To state the obvious, studying the microbiome is a daunting challenge. It is estimated that the number of microbiota is about 36 trillion. The diversity of species is staggering, and its members may change depending on the components of a recent meal or a dose of antibiotics. New molecular and biostatistical tools and the advances in immunotherapy have fueled the recent surge in interest in the microbiome—but where to start?
Since 2012, a group of coauthors has focused their efforts on dissecting the role of one bacterium, F. nucleatum, found to be enriched in colorectal carcinomas compared with matched normal colons (1). Mima and colleagues discovered that the proportion of F. nucleatum–high colorectal cancers gradually decreases along the continuum from the cecum to rectum (2), which may contribute to the explanation for the recent recognition that patients with advanced colorectal cancer originating in the proximal (right-sided) colon have a worse prognosis as compared with patients with tumors originating in the distal (left-sided) colon. Other factors are also operative, such as a gradient distribution of tumor mutations and patterns of gene expression, which may relate to distinct embryologic origins (right colon from the midgut; left colon from the hindgut). Nevertheless, F. nucleatum associates with poor prognosis right-sided and microsatellite instability (MSI)–high colorectal cancers. Remarkably, F. nucleatum was also observed to persist in distant metastatic lesions, and even through successive passages in patient-derived xenograft models (3).

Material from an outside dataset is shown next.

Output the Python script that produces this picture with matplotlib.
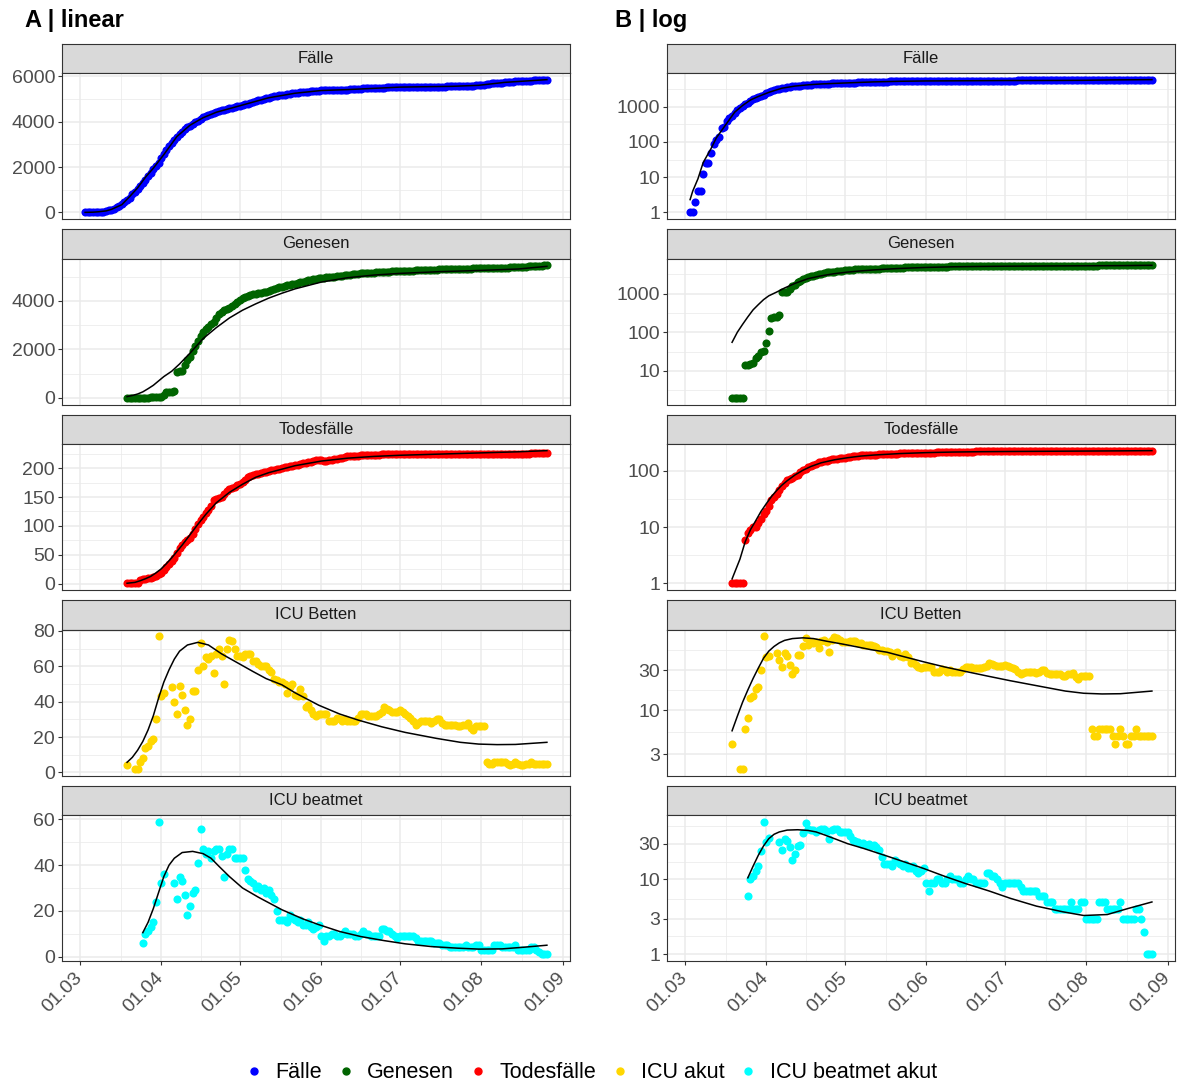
import matplotlib
matplotlib.use('Agg')
import matplotlib.pyplot as plt
import matplotlib.dates as mdates
from matplotlib.lines import Line2D
from matplotlib.ticker import FixedLocator, MultipleLocator, NullFormatter, FuncFormatter
import numpy as np
import pandas as pd

plt.rcParams['font.family'] = ['Liberation Sans', 'DejaVu Sans']

nan = np.nan
day0 = pd.Timestamp('2020-03-03')

# Fälle, kumulativ, ab 03.03.
faelle_first = 0
faelle = [1, 1, 2, 4, 4, 12, 25, 25, 48, 85,
          110, 140, 250, 270, 390, 480, 560, 650, 790, 900,
          1050, 1160, 1300, 1450, 1600, 1750, 1900, 2040, 2200, 2380,
          2560, 2740, 2910, 3080, 3200, 3330, 3450, 3560, 3660, 3750,
          3830, 3900, 3970, 4050, 4120, 4190, 4240, 4290, 4340, 4380,
          4420, 4460, 4500, 4530, 4560, 4590, 4620, 4650, 4680, 4710,
          4740, 4770, 4800, 4830, 4860, 4900, 4940, 4970, 5000, 5040,
          5070, 5100, 5120, 5140, 5160, 5180, 5200, 5220, 5240, 5250,
          5270, 5280, 5300, 5310, 5320, 5330, 5340, 5350, 5370, 5380,
          5385, 5390, 5395, 5400, 5400, 5405, 5410, 5410, 5415, 5420,
          5420, 5425, 5430, 5440, 5450, 5460, 5470, 5475, 5480, 5485,
          5490, 5495, 5500, 5505, 5510, 5515, 5520, 5520, 5525, 5530,
          5530, 5530, 5535, 5535, 5535, 5540, 5540, 5540, 5540, 5545,
          5545, 5545, 5550, 5550, 5550, 5550, 5555, 5555, 5560, 5560,
          5565, 5570, 5575, 5580, 5580, 5585, 5590, 5595, 5600, 5605,
          5610, 5620, 5630, 5650, 5670, 5690, 5700, 5710, 5720, 5730,
          5740, 5750, 5760, 5770, 5780, 5790, 5800, 5805, 5810, 5815,
          5820, 5825, 5830, 5835, 5840, 5850, 5860]
faelle_fit_day = [0, 1, 3, 5, 8, 10, 14, 17, 20, 23, 26, 30, 35, 40, 45, 50,
                  60, 70, 80, 90, 100, 120, 140, 150, 160, 176]
faelle_fit = [2.3, 4, 9, 26, 65, 130, 340, 700, 1080, 1550, 1950, 2550, 3350, 3850, 4180, 4420,
              4740, 5060, 5260, 5380, 5420, 5530, 5565, 5610, 5740, 5860]

# Genesen, ab 19.03.
genesen_first = 16
genesen = [2, 2, 2, 2, 2, 14, 14, 15, 16, 22,
           25, 30, 33, 52, 110, 240, 245, 250, 280, 1080,
           1100, 1120, 1350, 1550, 1700, 1950, 2150, 2350, 2550, 2700,
           2850, 2940, 3030, 3150, 3300, 3450, 3560, 3620, 3680, 3720,
           3780, 3860, 3960, 4050, 4120, 4180, 4220, 4260, 4290, 4300,
           4320, 4340, 4360, 4390, 4420, 4450, 4480, 4520, 4560, 4590,
           4620, 4650, 4670, 4690, 4720, 4750, 4780, 4800, 4830, 4850,
           4870, 4890, 4910, 4940, 4950, 4960, 4970, 4985, 5000, 5010,
           5020, 5035, 5050, 5065, 5080, 5090, 5100, 5115, 5130, 5135,
           5140, 5150, 5160, 5165, 5170, 5180, 5185, 5190, 5200, 5210,
           5215, 5220, 5225, 5230, 5235, 5240, 5250, 5252, 5255, 5258,
           5262, 5266, 5270, 5274, 5278, 5282, 5286, 5290, 5296, 5302,
           5310, 5312, 5315, 5318, 5320, 5322, 5325, 5328, 5330, 5333,
           5336, 5340, 5343, 5347, 5350, 5352, 5355, 5357, 5360, 5362,
           5365, 5368, 5371, 5374, 5378, 5382, 5390, 5395, 5400, 5405,
           5410, 5415, 5420, 5425, 5430, 5440, 5450, 5455, 5460, 5470,
           5480]
genesen_fit_day = [16, 18, 20, 22, 24, 26, 28, 30, 33, 36, 40, 45, 50, 55, 60, 65,
                   70, 75, 80, 90, 100, 110, 120, 135, 150, 165, 176]
genesen_fit = [55, 100, 160, 250, 380, 520, 700, 880, 1100, 1400, 1850, 2450, 2900, 3300, 3620, 3880,
               4120, 4320, 4500, 4780, 4960, 5070, 5140, 5210, 5260, 5320, 5430]

# Todesfälle, ab 19.03.
tod_first = 16
tod = [1, 1, 1, 1, 1, 6, 8, 9, 10, 10,
       12, 14, 17, 19, 24, 30, 34, 39, 45, 54,
       62, 68, 72, 76, 80, 86, 95, 104, 110, 116,
       122, 128, 135, 145, 147, 148, 150, 155, 160, 163,
       165, 168, 170, 172, 176, 180, 184, 186, 188, 189,
       190, 192, 193, 194, 195, 196, 197, 198, 199, 200,
       201, 202, 203, 204, 205, 206, 207, 208, 209, 210,
       211, 212, 213, 213, 213, 212, 212, 213, 214, 215,
       216, 217, 218, 219, 220, 220, 220, 221, 221, 222,
       222, 222, 222, 223, 223, 223, 223, 224, 224, 224,
       224, 224, 224, 225, 225, 225, 225, 225, 225, 225,
       225, 225, 225, 225, 225, 225, 225, 225, 225, 225,
       225, 225, 225, 225, 225, 225, 225, 225, 225, 225,
       225, 225, 225, 225, 225, 225, 225, 225, 225, 225,
       225, 225, 225, 225, 225, 225, 225, 225, 225, 225,
       225, 225, 225, 225, 226, 226, 226, 226, 226, 226,
       226]
tod_fit_day = [16, 19, 21, 23, 25, 27, 29, 31, 33, 35, 37, 40, 43, 46, 50, 55,
               60, 65, 70, 75, 80, 90, 100, 110, 120, 135, 150, 165, 176]
tod_fit = [1.2, 2.7, 5.5, 9, 13, 19, 26, 35, 45, 56, 67, 85, 103, 120, 140, 158,
           172, 184, 192, 198, 204, 212, 217, 220, 222, 224, 226, 228, 230]

# ICU Betten (akut), ab 19.03.
betten_first = 16
betten = [4, nan, nan, 2, 2, 6, 8, 14, 15, 18,
          19, 30, 77, 43, 45, nan, nan, 48, 40, 33,
          49, 44, 35, 27, 30, 46, 46, 58, 73, 60,
          65, 64, 66, 56, 67, 70, 66, 50, 70, 75,
          74, 70, 66, 66, 65, 67, 67, 67, 63, 63,
          61, 60, 60, 60, 58, 57, 53, 52, 51, 51,
          50, 45, 48, 50, 44, 43, 47, 43, 37, 38,
          35, 33, 32, 33, 33, 33, 33, 29, 29, 29,
          31, 30, 29, 30, 29, 29, 29, 29, 31, 33,
          33, 33, 32, 32, 32, 32, 33, 34, 37, 36,
          35, 34, 34, 34, 35, 34, 33, 32, 31, 29,
          27, 28, 29, 29, 29, 29, 28, 29, 30, 30,
          28, 27, 27, 27, 27, 27, 26, 26, 27, 27,
          28, 25, 24, 26, 26, 26, 26, 6, 5, 5,
          6, 6, 6, 6, 6, 5, 4, 5, 6, 5,
          4, 4, 5, 5, 6, 5, 5, 5, 5, 5,
          5]
betten_fit_day = [16, 18, 20, 22, 24, 26, 28, 30, 32, 34, 36, 39, 43, 47, 52, 58,
                  64, 69, 75, 80, 89, 97, 104, 113, 122, 134, 143, 150, 157, 164, 176]
betten_fit = [5.7, 8.5, 12.5, 17.5, 24, 32, 42, 51, 58, 64, 68.5, 72, 73.5, 72, 67, 62,
              57, 53, 49.5, 45, 38, 33, 29.6, 25.8, 22.6, 19.2, 17, 16, 15.7, 15.8, 17]

# ICU beatmet (akut), ab 25.03.
beatmet_first = 22
beatmet = [6, 10, 11, 13, 15, 24, 59, 32, 36, nan,
           nan, nan, 32, 25, 35, 33, 27, 18, 22, 28,
           29, 41, 56, 47, 45, 46, 43, 46, 47, 47,
           44, 35, 45, 47, 47, 43, 43, 43, 43, 38,
           34, 33, 32, 30, 31, 29, 30, 28, 29, 27,
           25, 20, 16, 16, 16, 15, 18, 17, 16, 15,
           16, 14, 14, 15, 13, 12, 13, 14, 9, 7,
           9, 9, 10, 10, 9, 9, 10, 11, 10, 10,
           10, 9, 9, 10, 11, 10, 10, 9, 9, 9,
           9, 12, 12, 11, 11, 10, 9, 8, 9, 9,
           9, 9, 9, 9, 8, 7, 7, 7, 7, 7,
           7, 6, 6, 6, 5, 5, 5, 4, 4, 4,
           4, 4, 4, 5, 4, 4, 4, 5, 5, 3,
           3, 3, 3, 3, 5, 5, 5, 4, 4, 4,
           4, 4, 5, 3, 3, 3, 3, 3, 4, 4,
           3, 2, 1, 1, 1]
beatmet_fit_day = [22, 24, 26, 28, 30, 32, 34, 37, 41, 45, 48, 51, 55, 60, 66, 75,
                   83, 89, 97, 105, 114, 122, 132, 142, 150, 159, 167, 176]
beatmet_fit = [10.5, 15, 21, 28, 35, 40, 43, 45.5, 46, 45, 43, 39.5, 35, 30, 26, 20.5,
               16.5, 14, 11, 8.8, 7, 5.6, 4.4, 3.7, 3.3, 3.4, 4.1, 5]

strip_labels = ['Fälle', 'Genesen', 'Todesfälle', 'ICU Betten', 'ICU beatmet']
legend_labels = ['Fälle', 'Genesen', 'Todesfälle', 'ICU akut', 'ICU beatmet akut']
colors = ['#0000FF', '#006400', '#FF0000', '#FFD700', '#00FFFF']
lin_ticks = [[0, 2000, 4000, 6000], [0, 2000, 4000], [0, 50, 100, 150, 200],
             [0, 20, 40, 60, 80], [0, 20, 40, 60]]
log_ticks = [[1, 10, 100, 1000], [10, 100, 1000], [1, 10, 100], [3, 10, 30], [1, 3, 10, 30]]

series = [
    (faelle_first, faelle, faelle_fit_day, faelle_fit),
    (genesen_first, genesen, genesen_fit_day, genesen_fit),
    (tod_first, tod, tod_fit_day, tod_fit),
    (betten_first, betten, betten_fit_day, betten_fit),
    (beatmet_first, beatmet, beatmet_fit_day, beatmet_fit),
]

W, H = 1180, 1084
fig = plt.figure(figsize=(W / 100, H / 100), dpi=100)


def box(x0, y0, x1, y1):
    return [x0 / W, 1 - y1 / H, (x1 - x0) / W, (y1 - y0) / H]


def to_dates(first, n):
    return day0 + pd.to_timedelta(np.arange(first, first + n), unit='D')


all_dates = to_dates(0, len(faelle))
pad = (all_dates[-1] - all_dates[0]) * 0.05
xlim = (mdates.date2num(all_dates[0] - pad), mdates.date2num(all_dates[-1] + pad))
months = pd.date_range('2020-03-01', '2020-09-01', freq='MS')
major_x = mdates.date2num(months)
minor_x = (major_x[:-1] + major_x[1:]) / 2

strip_tops = [43.5, 229, 414.5, 600, 785.5]
strip_h = 29.5
panel_h = 146
columns = [(62, 570, False), (667, 1175, True)]
border = '#333333'

for x0, x1, use_log in columns:
    for i, (first, vals, fit_day, fit_vals) in enumerate(series):
        st = strip_tops[i]
        # Streifen oben
        sax = fig.add_axes(box(x0, st, x1, st + strip_h))
        sax.set_facecolor('#D9D9D9')
        sax.set_xticks([])
        sax.set_yticks([])
        for s in sax.spines.values():
            s.set_color(border)
            s.set_linewidth(0.8)
        sax.text(0.5, 0.5, strip_labels[i], ha='center', va='center', fontsize=12, color='#1A1A1A')

        ax = fig.add_axes(box(x0, st + strip_h, x1, st + strip_h + panel_h))
        d = to_dates(first, len(vals))
        fd = day0 + pd.to_timedelta(fit_day, unit='D')
        ax.scatter(d, vals, s=34, color=colors[i], linewidths=0, zorder=2)
        ax.plot(fd, fit_vals, color='black', lw=1.1, zorder=3)

        ticks = log_ticks[i] if use_log else lin_ticks[i]
        if use_log:
            ax.set_yscale('log')
            minor = [ticks[0] / np.sqrt(ticks[1] / ticks[0])]
            minor += [np.sqrt(a * b) for a, b in zip(ticks[:-1], ticks[1:])]
            minor += [ticks[-1] * np.sqrt(ticks[-1] / ticks[-2])]
            ax.yaxis.set_major_locator(FixedLocator(ticks))
            ax.yaxis.set_minor_locator(FixedLocator(minor))
            ax.yaxis.set_major_formatter(FuncFormatter(lambda v, p: '%g' % v))
            ax.yaxis.set_minor_formatter(NullFormatter())
        else:
            step = ticks[1] - ticks[0]
            ax.yaxis.set_major_locator(FixedLocator(ticks))
            ax.yaxis.set_minor_locator(MultipleLocator(step / 2))
        ax.margins(y=0.05)
        ax.set_xlim(xlim)
        ax.xaxis.set_major_locator(FixedLocator(major_x))
        ax.xaxis.set_minor_locator(FixedLocator(minor_x))

        ax.set_axisbelow(True)
        ax.grid(which='major', color='#EBEBEB', lw=1.1)
        ax.grid(which='minor', color='#EBEBEB', lw=0.55)
        for s in ax.spines.values():
            s.set_color(border)
            s.set_linewidth(0.8)
        ax.tick_params(which='major', length=3, width=0.8, color=border,
                       labelsize=14, labelcolor='#4D4D4D', pad=2)
        ax.tick_params(which='minor', length=0)

        if i == 4:
            ax.tick_params(axis='x', pad=7)
            ax.xaxis.set_major_formatter(mdates.DateFormatter('%d.%m'))
            for lab in ax.get_xticklabels():
                lab.set_rotation(45)
                lab.set_ha('right')
                lab.set_va('center')
                lab.set_rotation_mode('anchor')
        else:
            ax.tick_params(axis='x', which='both', length=0, labelbottom=False)

fig.text(25 / W, 1 - 21 / H, 'A | linear', fontsize=17, fontweight='bold', va='center')
fig.text(615 / W, 1 - 21 / H, 'B | log', fontsize=17, fontweight='bold', va='center')

handles = [Line2D([], [], marker='o', ls='', color=c, markersize=5) for c in colors]
fig.legend(handles, legend_labels, loc='center', bbox_to_anchor=(0.5, 1 - 1073 / H), ncol=5,
           frameon=False, fontsize=15.5, handletextpad=0.5, columnspacing=0.6, handlelength=1.0)

plt.savefig('out.png', dpi=100)
plt.close()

Meanwhile, colorectal cancer has also gained notoriety in the immunotherapy space, albeit for its extraordinarily low responsiveness to checkpoint inhibitors. Even colorectal cancers with intermediate or moderately high tumor mutation burden are impervious to these treatments. The 5% of metastatic colorectal cancers that are MSI-high are the exception, with an objective response rate to pembrolizumab or nivolumab of ∼30%. Beyond MSI, biomarkers of nonresponse or response to checkpoint inhibitors have remained elusive. And this is where the next chapter of F. nucleatum research begins.
Here, Hamada and colleagues report that the presence F. nucleatum is positively correlated with tumor-infiltrating lymphocytes (TILs) in non–MSI-high tumors and inversely correlated with TILs in MSI-high tumors (4). In non–MSI-high cancers with fewer neoantigens, the proinflammatory effects of F. nucleatum appear to dominate, promoting a lymphocytic reaction. In MSI-high tumors with abundant neoantigens, F. nucleatum appears to suppress the adaptive immune response. Although not yet directly evaluated, the implication is that the presence of F. nucleatum may explain why some MSI-high colorectal cancers are able to evade immune-checkpoint blockade.
Such provocative findings will surely inspire further microbiome research, ranging from detailed mechanistic analyses to comprehensive sequencing-based surveys. Moreover, studies like this one are ushering in a new era of colorectal cancer clinical trials. In the near future, expect to see a proliferation of human trials involving antibiotics, probiotics, prebiotics, dietary modifications, and fecal microbiotica transplants. Although F. nucleatum cannot possibly tell the whole story, this work does give us a hopeful glimpse at a future where cost-efficient complementary approaches may yield effective prevention strategies, as well as tunable means to maximize efficacy and mitigate toxicity of immuno- and cancer-directed therapies.
Disclosure of Potential Conflicts of Interest
No potential conflicts of interest were disclosed.
- ©2018 American Association for Cancer Research.